Das System wird im Rechenraum im 2. Stock des Freihaus-Gebäudes der TU Wien installiert. Die Vorbereitung des Aufstellungsortes ist abgeschlossen. Dort musste vor allem der 20 Jahre alte Doppelboden saniert und verstärkt werden, da das System 7-8 Tonnen wiegen wird. Alte Glykol-Kühlleitungen des früher dort installierten CDC CYBER Mainframes wurden entfernt.

An einer neuen Kaltwasserzuleitung mit 150 mm Nennweite von der Kältezentrale im 11. Stock bis in den Rechenraum wird derzeit gearbeitet. Diese Arbeit gestaltet sich schwierig, da die Rohre neben einer Vielzahl von Kabeln in den Installationsschächten geschweißt werden müssen. Zusätzliche Stromzuleitungen sind bereits fertig gestellt.

Für die Installationsarbeiten am System selbst sind etwa 14 Tage anberaumt. Diese werden nach jetziger Planung in der ersten Hälfte des Monats Juli erfolgen. Anschließend erfolgt der Abnahmetest, bei dem die Benchmark-Leistung verifiziert wird, sowie ein 2-wöchiger Dauertest. Nicht unwichtig ist die Durchführung des so genannten LINPACK-Benchmarks, welcher für die Position in der Top500 Liste der weltweit leistungsfähigsten Computer entscheidend ist. Wenn alles nach Plan läuft, startet der Benutzerbetrieb Anfang September.

Zugang und Betrieb

Die genauen Modalitäten der Account-Vergabe sind derzeit in Ausarbeitung. Jedenfalls soll der Zugang abgesehen von Test-Accounts auf wissenschaftlich begutachtete Projekte beschränkt werden. Bereits begutachtete, etwa von FWF oder EU finanzierte Projekte, werden dabei nicht nochmals begutachtet. In Ausnahmefällen ist auch eine Benutzung gegen Kostenerstatz möglich. Grundsätzlich werden Ressourcen für Projekte an einen Projektleiter vergeben, der dann die Möglichkeit haben wird, persönliche Accounts für Mitarbeiter auf einfache Weise anzulegen.

Ein professionelles Queueing-System wird eine entsprechend saubere Zuteilung von Ressourcen bei guter Gesamtauslastung ermöglichen. Für zeitkritische Arbeiten können je nach Bedarf und Genehmigung auch Reservierungen im Voraus verwaltet werden.

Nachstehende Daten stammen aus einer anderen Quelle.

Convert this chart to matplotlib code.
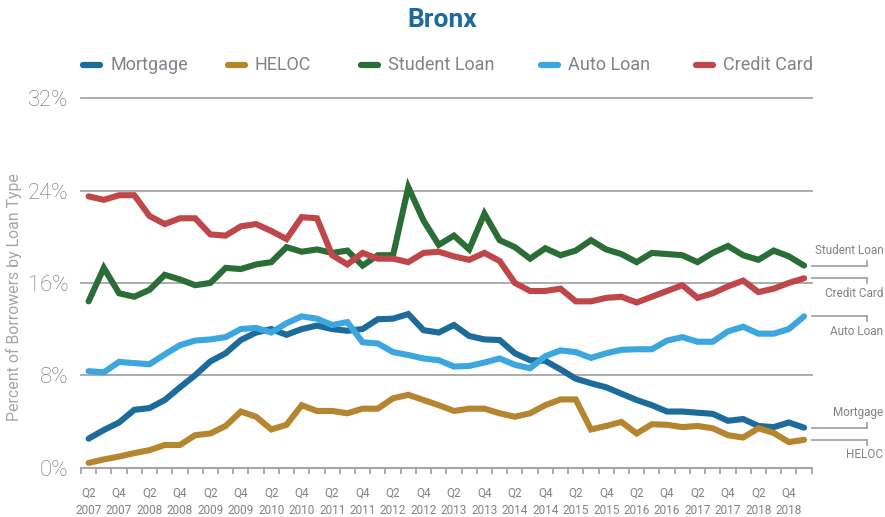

Die Fileserver dienen grundsätzlich dem Handling der bearbeiteten Jobs. Die Anwender werden für die Sicherung und Archivierung der Datenbestände selbst verantwortlich sein. Ein entsprechendes Massenspeicher- und Sicherungssystem hätte den finanziellen Rahmen deutlich gesprengt.